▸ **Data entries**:
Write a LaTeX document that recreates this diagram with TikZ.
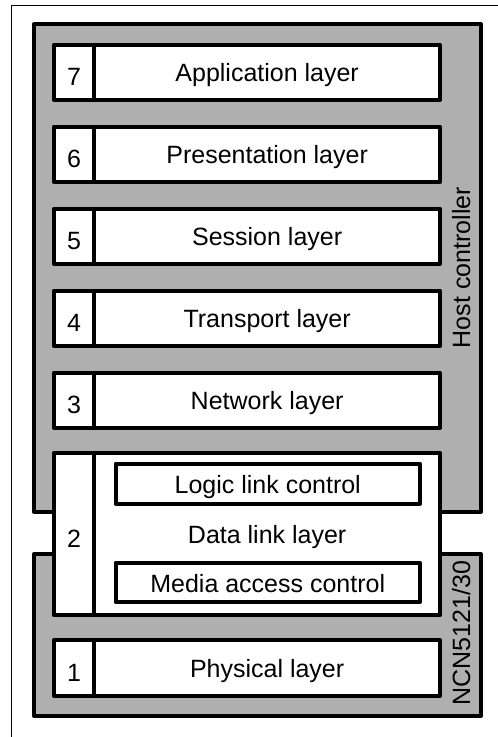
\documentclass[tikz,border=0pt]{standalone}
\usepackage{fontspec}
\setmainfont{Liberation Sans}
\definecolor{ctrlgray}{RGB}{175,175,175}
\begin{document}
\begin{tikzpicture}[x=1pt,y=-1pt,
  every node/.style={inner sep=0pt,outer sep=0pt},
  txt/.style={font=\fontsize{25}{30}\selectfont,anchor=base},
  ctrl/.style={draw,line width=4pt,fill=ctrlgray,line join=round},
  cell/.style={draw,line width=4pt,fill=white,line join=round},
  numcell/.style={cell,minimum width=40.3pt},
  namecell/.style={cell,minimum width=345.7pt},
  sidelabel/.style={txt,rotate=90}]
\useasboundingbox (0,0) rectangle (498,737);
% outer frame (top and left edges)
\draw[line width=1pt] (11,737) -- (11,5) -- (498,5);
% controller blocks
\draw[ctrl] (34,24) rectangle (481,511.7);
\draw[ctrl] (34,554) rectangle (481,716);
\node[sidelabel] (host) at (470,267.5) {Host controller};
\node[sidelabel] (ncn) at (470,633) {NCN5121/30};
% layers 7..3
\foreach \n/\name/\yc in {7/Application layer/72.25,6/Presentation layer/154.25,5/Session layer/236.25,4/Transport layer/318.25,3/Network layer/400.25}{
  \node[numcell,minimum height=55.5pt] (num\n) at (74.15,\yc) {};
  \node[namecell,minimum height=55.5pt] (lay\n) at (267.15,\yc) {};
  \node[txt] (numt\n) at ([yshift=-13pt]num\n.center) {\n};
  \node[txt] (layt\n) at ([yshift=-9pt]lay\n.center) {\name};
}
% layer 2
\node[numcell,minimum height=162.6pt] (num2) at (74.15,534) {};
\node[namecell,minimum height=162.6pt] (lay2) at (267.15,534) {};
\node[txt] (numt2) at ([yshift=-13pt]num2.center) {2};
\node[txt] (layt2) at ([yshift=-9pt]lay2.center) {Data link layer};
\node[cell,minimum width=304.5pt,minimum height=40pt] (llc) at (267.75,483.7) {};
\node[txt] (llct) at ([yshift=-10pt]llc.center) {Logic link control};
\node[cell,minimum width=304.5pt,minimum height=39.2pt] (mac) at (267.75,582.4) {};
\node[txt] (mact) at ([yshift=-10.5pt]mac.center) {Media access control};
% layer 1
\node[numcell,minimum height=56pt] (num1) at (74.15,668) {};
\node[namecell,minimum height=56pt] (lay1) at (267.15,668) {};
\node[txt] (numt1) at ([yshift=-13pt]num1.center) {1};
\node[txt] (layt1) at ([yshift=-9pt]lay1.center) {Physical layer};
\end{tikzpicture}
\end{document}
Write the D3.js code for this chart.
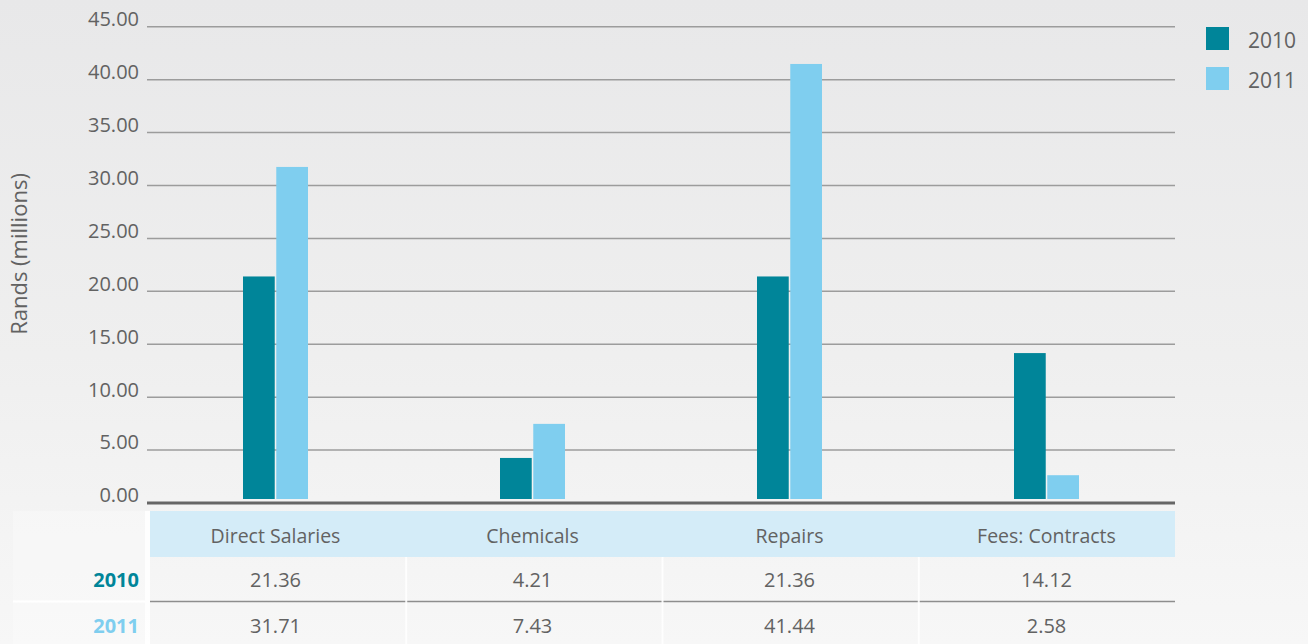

▸ **YOUR GOAL**:
Copy each line exactly, and leave the pictures out of your copy.

▸ **TASK ANSWER**:
Write a LaTeX document that recreates this diagram with TikZ.
\documentclass[tikz,border=0pt]{standalone}
\usepackage{fontspec}
\setmainfont{Liberation Sans}
\definecolor{ctrlgray}{RGB}{175,175,175}
\begin{document}
\begin{tikzpicture}[x=1pt,y=-1pt,
  every node/.style={inner sep=0pt,outer sep=0pt},
  txt/.style={font=\fontsize{25}{30}\selectfont,anchor=base},
  ctrl/.style={draw,line width=4pt,fill=ctrlgray,line join=round},
  cell/.style={draw,line width=4pt,fill=white,line join=round},
  numcell/.style={cell,minimum width=40.3pt},
  namecell/.style={cell,minimum width=345.7pt},
  sidelabel/.style={txt,rotate=90}]
\useasboundingbox (0,0) rectangle (498,737);
% outer frame (top and left edges)
\draw[line width=1pt] (11,737) -- (11,5) -- (498,5);
% controller blocks
\draw[ctrl] (34,24) rectangle (481,511.7);
\draw[ctrl] (34,554) rectangle (481,716);
\node[sidelabel] (host) at (470,267.5) {Host controller};
\node[sidelabel] (ncn) at (470,633) {NCN5121/30};
% layers 7..3
\foreach \n/\name/\yc in {7/Application layer/72.25,6/Presentation layer/154.25,5/Session layer/236.25,4/Transport layer/318.25,3/Network layer/400.25}{
  \node[numcell,minimum height=55.5pt] (num\n) at (74.15,\yc) {};
  \node[namecell,minimum height=55.5pt] (lay\n) at (267.15,\yc) {};
  \node[txt] (numt\n) at ([yshift=-13pt]num\n.center) {\n};
  \node[txt] (layt\n) at ([yshift=-9pt]lay\n.center) {\name};
}
% layer 2
\node[numcell,minimum height=162.6pt] (num2) at (74.15,534) {};
\node[namecell,minimum height=162.6pt] (lay2) at (267.15,534) {};
\node[txt] (numt2) at ([yshift=-13pt]num2.center) {2};
\node[txt] (layt2) at ([yshift=-9pt]lay2.center) {Data link layer};
\node[cell,minimum width=304.5pt,minimum height=40pt] (llc) at (267.75,483.7) {};
\node[txt] (llct) at ([yshift=-10pt]llc.center) {Logic link control};
\node[cell,minimum width=304.5pt,minimum height=39.2pt] (mac) at (267.75,582.4) {};
\node[txt] (mact) at ([yshift=-10.5pt]mac.center) {Media access control};
% layer 1
\node[numcell,minimum height=56pt] (num1) at (74.15,668) {};
\node[namecell,minimum height=56pt] (lay1) at (267.15,668) {};
\node[txt] (numt1) at ([yshift=-13pt]num1.center) {1};
\node[txt] (layt1) at ([yshift=-9pt]lay1.center) {Physical layer};
\end{tikzpicture}
\end{document}
Write the D3.js code for this chart.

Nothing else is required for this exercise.